Melbourne is undergoing some challenges. The recent blows to the manufacturing industry with the downgrade of Toyota’s Altona-based factory and the challenges they’ll face when the carbon tax is implemented – including potential rises in the state’s unemployment, are all factors that will affect Victoria’s economy and general affordability and put a stop to any bullish ideas of a boom recovery. As a consequence, any upturns in the market are likely to be perceptible later in year – and depending on a number of possibilities, may even push into 2013. However, having said this, reported numbers attending open for inspections and buyer enquiry has certainly increased state wide – and with stock dropping and the population still rising, it’s inevitable that disparity between supply and demand in some suburbs will place upward pressure on prices.
The global picture doesn’t need comment at this stage – only to say it increases insecurity and will bear significant influence on the RBA’s decisions to further reduce interest rates – maybe more so than domestic matters. Therefore, even though nationally we’ve seen a rise in the number of home loans, we’ve yet to see how many will be drawn down.
Indicators across all capitals show real estate around and below the state median is likely to be the strongest performer, with top-end sales still struggling. This has been reflected throughout 2011 with a greater population push towards the more affordable outer-suburban markets and unit sales topping detached dwellings in the overall median data.
However, for vendors who have weathered through a complete seven- to 10-year property cycle, profitability in all states cannot be disputed – they’ve come out winning regardless of our current conditions. Even in Brisbane – which has taken the largest hit in its median value over 2011 (tumbling some 7%) – when analysed over a 10-year property cycle, compound capital growth still shows rises in excess of 7% per annum. The news won’t make headlines, but once again the long-term stability of wise property investment is demonstrated.

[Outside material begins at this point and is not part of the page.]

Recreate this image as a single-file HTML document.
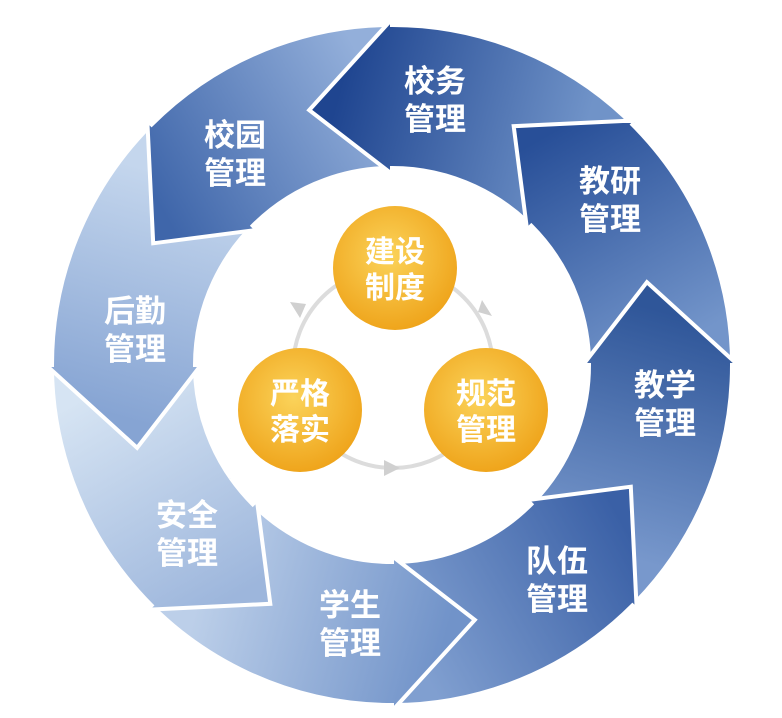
<!DOCTYPE html>
<html><head><meta charset="utf-8"><style>
html,body{margin:0;padding:0;background:#fff;}
svg{display:block;}
text{font-family:"Liberation Sans","Noto Sans CJK SC",sans-serif;font-weight:bold;}
</style></head><body>
<svg id="s" width="782" height="718" viewBox="0 0 782 718" xmlns="http://www.w3.org/2000/svg">
<defs id="defs">
<radialGradient id="o" cx="0.45" cy="0.4" r="0.6">
<stop offset="0" stop-color="#fbd35a"/>
<stop offset="1" stop-color="#efa51c"/>
</radialGradient>
</defs>
<g id="ring"></g>
<circle cx="393" cy="368" r="100" fill="none" stroke="#dcdcdc" stroke-width="4"/>
<polygon points="300,318 290,302 306,304" fill="#d0d0d0"/>
<polygon points="482,300 492,316 478,312" fill="#d0d0d0"/>
<polygon points="400,468 384,460 384,476" fill="#d0d0d0"/>
<circle cx="395" cy="268" r="62" fill="url(#o)"/>
<circle cx="300" cy="410" r="62" fill="url(#o)"/>
<circle cx="486" cy="410" r="62" fill="url(#o)"/>
<g fill="#fff" font-size="30" text-anchor="middle">
<text x="395" y="262">建设</text><text x="395" y="298">制度</text>
<text x="300" y="404">严格</text><text x="300" y="440">落实</text>
<text x="486" y="404">规范</text><text x="486" y="440">管理</text>
</g>
<g fill="#fff" font-size="31" text-anchor="middle">
<text x="435" y="92">校务</text><text x="435" y="130">管理</text>
<text x="610" y="192">教研</text><text x="610" y="230">管理</text>
<text x="665" y="396">教学</text><text x="665" y="434">管理</text>
<text x="557" y="572">队伍</text><text x="557" y="610">管理</text>
<text x="350" y="616">学生</text><text x="350" y="654">管理</text>
<text x="187" y="526">安全</text><text x="187" y="564">管理</text>
<text x="135" y="322">后勤</text><text x="135" y="360">管理</text>
<text x="235" y="146">校园</text><text x="235" y="184">管理</text>
</g>
</svg>
<script>
(function(){
var cx=392,cy=365,R=340,r=197,rm=268,E=6;
function xy(rad,a){a=a*Math.PI/180;return [cx+rad*Math.cos(a),cy+rad*Math.sin(a)];}
function p(rad,a){var q=xy(rad,a);return q[0].toFixed(1)+","+q[1].toFixed(1);}
var cols=[["#1f4590","#7093c8"],["#284f98","#7395ca"],["#2f5699","#7898cc"],["#3a60a6","#809fd0"],
["#7193c9","#bccfe9"],["#9db6dc","#d6e4f3"],["#86a4d3","#c4d6ed"],["#3f66aa","#93afda"]];
var defs=document.getElementById("defs"),dh="";
var paths=[];
for(var k=0;k<8;k++){
var c=-82+45*k;
var h=xy(rm,c-20),t=xy(rm,c+35);
dh+='<linearGradient id="g'+k+'" gradientUnits="userSpaceOnUse" x1="'+h[0]+'" y1="'+h[1]+'" x2="'+t[0]+'" y2="'+t[1]+'"><stop offset="0" stop-color="'+cols[k][0]+'"/><stop offset="1" stop-color="'+cols[k][1]+'"/></linearGradient>';
var d="M"+p(R,c+42)+" A"+R+","+R+" 0 0 0 "+p(R,c-8)+
" L"+p(R+E,c-8)+" L"+p(rm,c-26)+" L"+p(r-E,c-8)+" L"+p(r,c-8)+
" A"+r+","+r+" 0 0 1 "+p(r,c+42)+" Z";
var dHead="M"+p(R,c+2)+" A"+R+","+R+" 0 0 0 "+p(R,c-8)+
" L"+p(R+E,c-8)+" L"+p(rm,c-26)+" L"+p(r-E,c-8)+" L"+p(r,c-8)+
" A"+r+","+r+" 0 0 1 "+p(r,c+2)+" Z";
var dFront="M"+p(R,c+2)+" A"+R+","+R+" 0 0 0 "+p(R,c-8)+
" L"+p(R+E,c-8)+" L"+p(rm,c-26)+" L"+p(r-E,c-8)+" L"+p(r,c-8)+
" A"+r+","+r+" 0 0 1 "+p(r,c+2);
paths[k]=[d,dHead,dFront];
}
defs.innerHTML+=dh;
var order=[5,6,7,0,1,2,3,4],s="";
order.forEach(function(k){s+='<path d="'+paths[k][0]+'" fill="url(#g'+k+')" stroke="#fff" stroke-width="4" stroke-linejoin="miter"/>';});
s+='<path d="'+paths[5][1]+'" fill="url(#g5)" stroke="none"/>';
s+='<path d="'+paths[5][2]+'" fill="none" stroke="#fff" stroke-width="4" stroke-linejoin="miter"/>';
document.getElementById("ring").innerHTML=s;
})();
</script>
</body></html>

Back to current the current malaise and over all confusion, and it’s in an atmosphere like this that the greatest care should be taken when purchasing. Only quality real estate is going perform well as we progress through 2012, and without plenty of due diligence, purchasers could find themselves making expensive errors. However, if buyers can pull themselves away from the headlines and seek out more qualified opinions based on their own individual circumstance, opportunities to win in a gloomy atmosphere are in abundance.